La seconde disposition concerne les fichiers d’infractions et de condamnations. Jusqu’à présent, de tels fichiers sont exclusivement réservés aux juridictions et à quelques autorités publiques en nombre limité. Dans tous les autres cas, ils sont interdits. Désormais, ils pourront être autorisés. Qui pourra les mettre en œuvre ? Les "personnes morales victimes d’infractions". On mesure le nombre de fichiers de ce type dont la création pourra être sollicitée. La loi du 6 janvier 1978 entendait proscrire les casiers judiciaires parallèles, les "listes noires", la stigmatisation à vie par des officines non contrôlées. Le projet s’emploie à les autoriser.
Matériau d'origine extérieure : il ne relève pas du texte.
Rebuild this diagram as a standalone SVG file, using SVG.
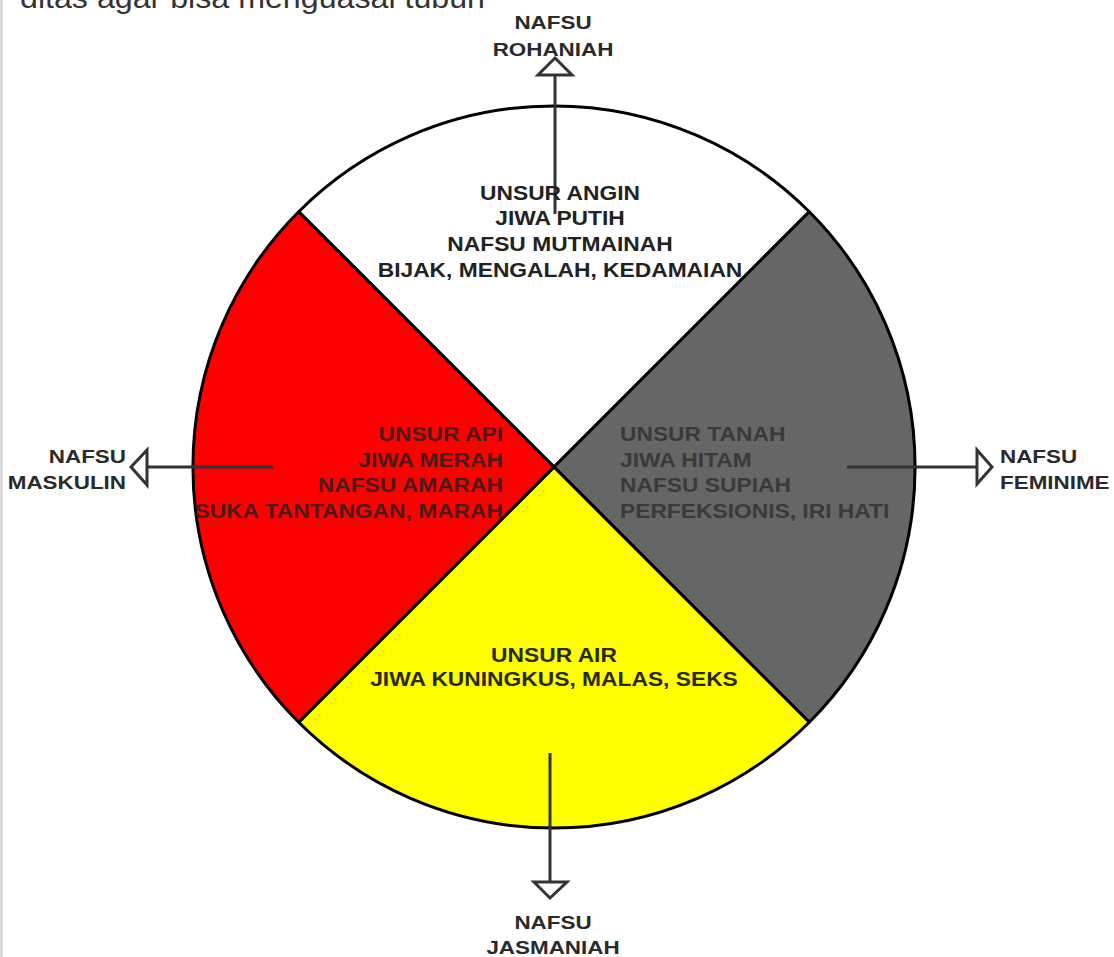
<svg xmlns="http://www.w3.org/2000/svg" width="1114" height="957" viewBox="0 0 1114 957">
<style>
.sec{stroke:#000;stroke-width:3;stroke-linejoin:round}
.lbl{font-family:"Liberation Sans",Arial,sans-serif;font-weight:bold;font-size:19px;fill:#2a2a2a}
.in{font-family:"Liberation Sans",Arial,sans-serif;font-weight:bold;font-size:20px}
.conn{stroke:#333;stroke-width:3;fill:none}
.head{stroke:#333;stroke-width:3;fill:#fff;stroke-linejoin:miter}
</style>
<rect width="1114" height="957" fill="#fff"/>
<line x1="1.5" y1="0" x2="1.5" y2="957" stroke="#c8c8c8" stroke-width="2"/>
<text x="20" y="8" font-family="Liberation Sans,Arial,sans-serif" font-size="30" fill="#333" textLength="465" lengthAdjust="spacingAndGlyphs">ditas agar bisa menguasai tubuh</text>

<g id="wheel">
<g id="angin">
<path class="sec" fill="#fff" d="M554,467 L298.7,211.7 A361,361 0 0 1 809.3,211.7 Z"/>
</g>
<g id="tanah">
<path class="sec" fill="#666" d="M554,467 L809.3,211.7 A361,361 0 0 1 809.3,722.3 Z"/>
</g>
<g id="air">
<path class="sec" fill="#ffff00" d="M554,467 L809.3,722.3 A361,361 0 0 1 298.7,722.3 Z"/>
</g>
<g id="api">
<path class="sec" fill="#ff0000" d="M554,467 L298.7,722.3 A361,361 0 0 1 298.7,211.7 Z"/>
</g>
</g>

<g id="connectors">
<line class="conn" x1="555" y1="214" x2="555" y2="75"/>
<polygon class="head" points="555,58 572,75 538,75"/>
<line class="conn" x1="550" y1="753" x2="550" y2="882"/>
<polygon class="head" points="550,898 567,882 534,882"/>
<line class="conn" x1="273" y1="467" x2="147" y2="467"/>
<polygon class="head" points="131,467 147,450 147,485"/>
<line class="conn" x1="847" y1="467" x2="977" y2="467"/>
<polygon class="head" points="992,467 977,450 977,484"/>
</g>

<g id="text-angin" class="in" fill="#222" text-anchor="middle" transform="translate(560,0) scale(1.14,1)">
<text x="0" y="200">UNSUR ANGIN</text>
<text x="0" y="225">JIWA PUTIH</text>
<text x="0" y="251">NAFSU MUTMAINAH</text>
<text x="0" y="277">BIJAK, MENGALAH, KEDAMAIAN</text>
</g>
<g id="text-api" class="in" fill="#4a1a1a" text-anchor="end" transform="translate(503,0) scale(1.14,1)">
<text x="0" y="441">UNSUR API</text>
<text x="0" y="467">JIWA MERAH</text>
<text x="0" y="492">NAFSU AMARAH</text>
<text x="0" y="518">SUKA TANTANGAN, MARAH</text>
</g>
<g id="text-tanah" class="in" fill="#3a3a3a" text-anchor="start" transform="translate(620,0) scale(1.14,1)">
<text x="0" y="441">UNSUR TANAH</text>
<text x="0" y="467">JIWA HITAM</text>
<text x="0" y="492">NAFSU SUPIAH</text>
<text x="0" y="518">PERFEKSIONIS, IRI HATI</text>
</g>
<g id="text-air" class="in" fill="#2a2a10" text-anchor="middle" transform="translate(554,0) scale(1.14,1)">
<text x="0" y="662">UNSUR AIR</text>
<text x="0" y="686">JIWA KUNINGKUS, MALAS, SEKS</text>
</g>

<g id="rohaniah" class="lbl" text-anchor="middle" transform="translate(553,0) scale(1.18,1)">
<text x="0" y="29">NAFSU</text>
<text x="0" y="56">ROHANIAH</text>
</g>
<g id="jasmaniah" class="lbl" text-anchor="middle" transform="translate(553,0) scale(1.18,1)">
<text x="0" y="929">NAFSU</text>
<text x="0" y="954">JASMANIAH</text>
</g>
<g id="maskulin" class="lbl" text-anchor="end" transform="translate(126,0) scale(1.18,1)">
<text x="0" y="463">NAFSU</text>
<text x="0" y="489">MASKULIN</text>
</g>
<g id="feminime" class="lbl" text-anchor="start" transform="translate(1000,0) scale(1.18,1)">
<text x="0" y="463">NAFSU</text>
<text x="0" y="489">FEMINIME</text>
</g>
</svg>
Chaque entreprise pourra-t-elle tenir désormais un casier judiciaire de sa clientèle ? Pourra-t-elle le partager avec d’autres entreprises - ou le leur vendre ? Qui le saura ? A quelles fins ? S’agira-t-il de voleurs à l’étalage fichés sans autre forme de procès ? D’adolescents qui téléchargent de la musique sur Internet ? Le danger se cache dans la généralité des termes employés.
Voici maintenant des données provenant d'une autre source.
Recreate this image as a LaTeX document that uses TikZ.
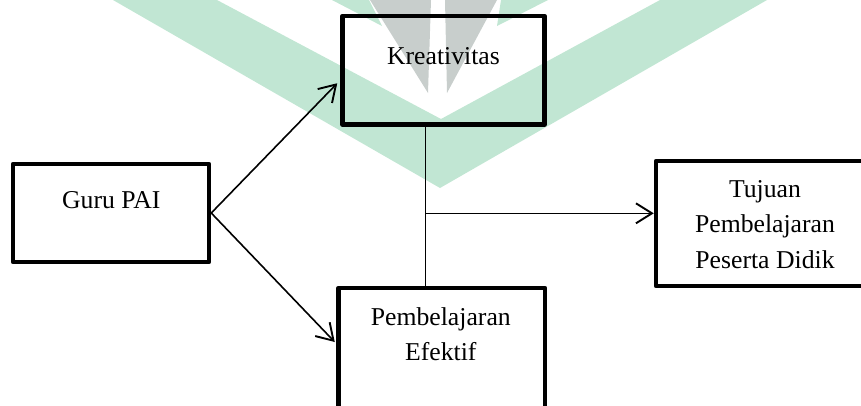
\documentclass[tikz,border=0pt]{standalone}
\usepackage{fontspec}
\setmainfont{Liberation Serif}
\usetikzlibrary{arrows.meta}
\definecolor{wmgreen}{RGB}{193,230,211}
\definecolor{wmgray}{RGB}{200,206,204}
\tikzset{
  boxnode/.style={draw=black, line width=4.5pt, line join=round, inner sep=0pt, rectangle},
  lbl/.style={inner sep=0pt, anchor=base, font=\fontsize{25.7}{36}\selectfont},
  conn/.style={draw=black, line width=1.6pt},
  arr/.style={conn, -{Straight Barb[length=16pt,width=20pt,line width=1.9pt]}},
}
\begin{document}
\begin{tikzpicture}[x=1pt,y=-1pt]
\useasboundingbox (0,0) rectangle (861,405);
\clip (0,0) rectangle (861,405);
% watermark
\fill[wmgreen] (113,0) -- (440,188) -- (767,0) -- (660,0) -- (441,119) -- (217,0) -- cycle;
\fill[wmgreen] (332,0) -- (369,0) -- (382,26) -- cycle;
\fill[wmgreen] (501,0) -- (548,0) -- (497,26) -- cycle;
\fill[wmgray] (370,0) -- (431,0) -- (428,93) -- cycle;
\fill[wmgray] (445,0) -- (497,0) -- (447,93) -- cycle;
% boxes
\node[boxnode, minimum width=202pt, minimum height=108.5pt] (kre) at (443.5,70.25) {};
\node[boxnode, minimum width=196pt, minimum height=98pt] (guru) at (111,213) {};
\node[boxnode, minimum width=206.5pt, minimum height=132pt] (pem) at (441.75,354) {};
\node[boxnode, minimum width=218pt, minimum height=125pt] (tuj) at (765,223.5) {};
% labels
\node[lbl] (kreT) at (443.5,64) {Kreativitas};
\node[lbl] (guruT) at (111.3,208.3) {Guru PAI};
\node[lbl] (pemT1) at (440.8,325) {Pembelajaran};
\node[lbl] (pemT2) at (440.8,360.5) {Efektif};
\node[lbl] (tujT1) at (765,197) {Tujuan};
\node[lbl] (tujT2) at (765,232.5) {Pembelajaran};
\node[lbl] (tujT3) at (765,268) {Peserta Didik};
% connectors
\coordinate (j) at (425.3,213.3);
\draw[arr] (guru.east) -- ([xshift=-3pt,yshift=-13pt]kre.west);
\draw[arr] (guru.east) -- ([xshift=-1.5pt,yshift=12pt]pem.west);
\draw[conn, line width=1.3pt] (j |- kre.south) -- (j |- pem.north);
\draw[arr, line width=1.3pt] (j) -- (j -| tuj.west);
\end{tikzpicture}
\end{document}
Alarme inutile ? Certainement pas lorsqu’on constate que ces deux dernières années ont été mises à profit pour créer le plus grand nombre de fichiers à des fins sécuritaires de notre histoire, le plus souvent sans se soucier des avis de la CNIL, dont les réformateurs nous annonçaient pourtant qu’il convenait de renforcer ses pouvoirs : fichier national de tous les antécédents policiers (STIC) également consultable à des fins administratives ou lors d’enquêtes de moralité toujours plus nombreuses ; fichier national des empreintes génétiques des auteurs condamnés d’infractions sexuelles, rapidement élargi à tous les suspects d’un très grand nombre d’infractions (crimes et délits confondus) ; fichiers des personnes françaises ou étrangères souhaitant héberger des ressortissants étrangers ; fichiers des empreintes digitales de tous les demandeurs de visa, l’empreinte étant conservée même lorsque le visa est refusé.
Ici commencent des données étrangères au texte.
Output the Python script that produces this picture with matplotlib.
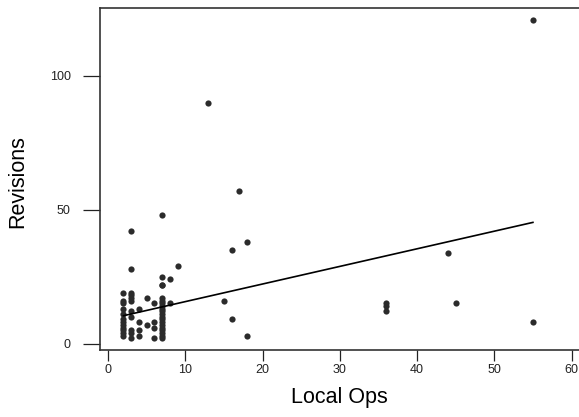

Rappelons-nous. Il aura fallu, pendant ce temps, toute l’autorité de la CNIL pour empêcher que les sociétés d’autoroutes ne mémorisent les passages au péage, même en l’absence de toute infraction, pour ramener de plusieurs mois à deux jours la durée de conservation des allées et venues des usagers du métro, pour éviter que l’on ne contrôle l’accès des enfants à la cantine scolaire par le biais de leurs empreintes digitales. Cette CNIL-là doit être sauvegardée, tous ses avis rendus publics. Aucun fichier sensible ne doit être créé sans son autorisation. Le projet de loi est à refaire.

Cécile Alvergnat, ancienne membre de la CNIL.

Louise Cadoux, ancienne vice-présidente de la CNIL, conseillère d’Etat honoraire. Sébastien Canevet, président de la Fédération Informatique et libertés (FIL).

Raymond Forni, ancien vice-président de la CNIL, ancien président de l’Assemblée nationale, président de la région Franche-Comté.

Olivier Iteanu, avocat, président d’honneur d’ISOC France (Internet Society).

Louis Joinet, ancien directeur de la CNIL, ancien rapporteur spécial des Nations unies sur la protection des données personnelles.